**WHAT YOU HAVE TO DO**
No images are to be carried over; print all other material exactly as it stands.

**DATA SECTION**
********************

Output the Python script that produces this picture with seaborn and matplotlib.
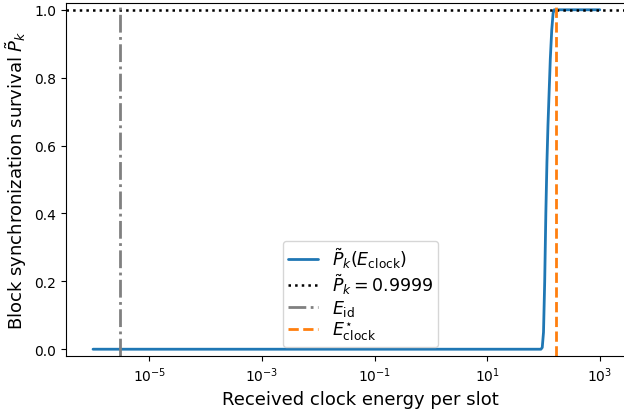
import numpy as np
import pandas as pd
import matplotlib
matplotlib.use('Agg')
import matplotlib.pyplot as plt
import seaborn as sns

# survival curve
energy = [1e-6, 1e-3, 1.0, 50, 90, 95, 100, 105, 110, 115, 120, 126, 132, 140, 148, 155, 200, 1000]
survival = [0.0, 0.0, 0.0, 0.0, 0.0, 0.005, 0.05, 0.2, 0.4, 0.55, 0.66, 0.76, 0.855, 0.94, 0.99, 1.0, 1.0, 1.0]
target_p = 0.9999
e_id = 3e-6
e_clock_star = 164

df = pd.DataFrame({'energy': energy, 'survival': survival})

sns.set_style('ticks', {'text.color': 'black', 'axes.labelcolor': 'black',
                        'xtick.color': 'black', 'ytick.color': 'black',
                        'axes.edgecolor': 'black'})
fig = plt.figure(figsize=(6.24, 4.14), dpi=100)
ax = fig.add_axes([66/624, 1 - 357/414, (655 - 66)/624, (357 - 4)/414])

sns.lineplot(data=df, x='energy', y='survival', ax=ax, color='#1f77b4', lw=2,
             label=r'$\tilde{P}_k(E_{\mathrm{clock}})$')
ax.axhline(target_p, color='black', ls=':', lw=1.8, label=r'$\tilde{P}_k = 0.9999$')
ax.axvline(e_id, color='gray', ls='-.', lw=2, label=r'$E_{\mathrm{id}}$')
ax.axvline(e_clock_star, color='#ff7f0e', ls='--', lw=2, label=r'$E^{\star}_{\mathrm{clock}}$')

ax.set_xscale('log')
ax.set_xlim(10**-6.48, 10**3.98)
ax.set_ylim(-0.02, 1.02)
ax.set_xticks([1e-5, 1e-3, 1e-1, 1e1, 1e3])
ax.minorticks_off()
ax.tick_params(labelsize=10)
ax.set_xlabel('Received clock energy per slot', fontsize=13)
ax.set_ylabel(r'Block synchronization survival $\tilde{P}_k$', fontsize=13)
ax.legend(loc='lower center', fontsize=12.5, labelspacing=0.1, handlelength=1.7,
          borderpad=0.3)

fig.savefig('out.png', dpi=100)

********************

**THE RESULT**
Output the Python script that produces this picture with seaborn and matplotlib.
import numpy as np
import pandas as pd
import matplotlib
matplotlib.use('Agg')
import matplotlib.pyplot as plt
import seaborn as sns

# survival curve
energy = [1e-6, 1e-3, 1.0, 50, 90, 95, 100, 105, 110, 115, 120, 126, 132, 140, 148, 155, 200, 1000]
survival = [0.0, 0.0, 0.0, 0.0, 0.0, 0.005, 0.05, 0.2, 0.4, 0.55, 0.66, 0.76, 0.855, 0.94, 0.99, 1.0, 1.0, 1.0]
target_p = 0.9999
e_id = 3e-6
e_clock_star = 164

df = pd.DataFrame({'energy': energy, 'survival': survival})

sns.set_style('ticks', {'text.color': 'black', 'axes.labelcolor': 'black',
                        'xtick.color': 'black', 'ytick.color': 'black',
                        'axes.edgecolor': 'black'})
fig = plt.figure(figsize=(6.24, 4.14), dpi=100)
ax = fig.add_axes([66/624, 1 - 357/414, (655 - 66)/624, (357 - 4)/414])

sns.lineplot(data=df, x='energy', y='survival', ax=ax, color='#1f77b4', lw=2,
             label=r'$\tilde{P}_k(E_{\mathrm{clock}})$')
ax.axhline(target_p, color='black', ls=':', lw=1.8, label=r'$\tilde{P}_k = 0.9999$')
ax.axvline(e_id, color='gray', ls='-.', lw=2, label=r'$E_{\mathrm{id}}$')
ax.axvline(e_clock_star, color='#ff7f0e', ls='--', lw=2, label=r'$E^{\star}_{\mathrm{clock}}$')

ax.set_xscale('log')
ax.set_xlim(10**-6.48, 10**3.98)
ax.set_ylim(-0.02, 1.02)
ax.set_xticks([1e-5, 1e-3, 1e-1, 1e1, 1e3])
ax.minorticks_off()
ax.tick_params(labelsize=10)
ax.set_xlabel('Received clock energy per slot', fontsize=13)
ax.set_ylabel(r'Block synchronization survival $\tilde{P}_k$', fontsize=13)
ax.legend(loc='lower center', fontsize=12.5, labelspacing=0.1, handlelength=1.7,
          borderpad=0.3)

fig.savefig('out.png', dpi=100)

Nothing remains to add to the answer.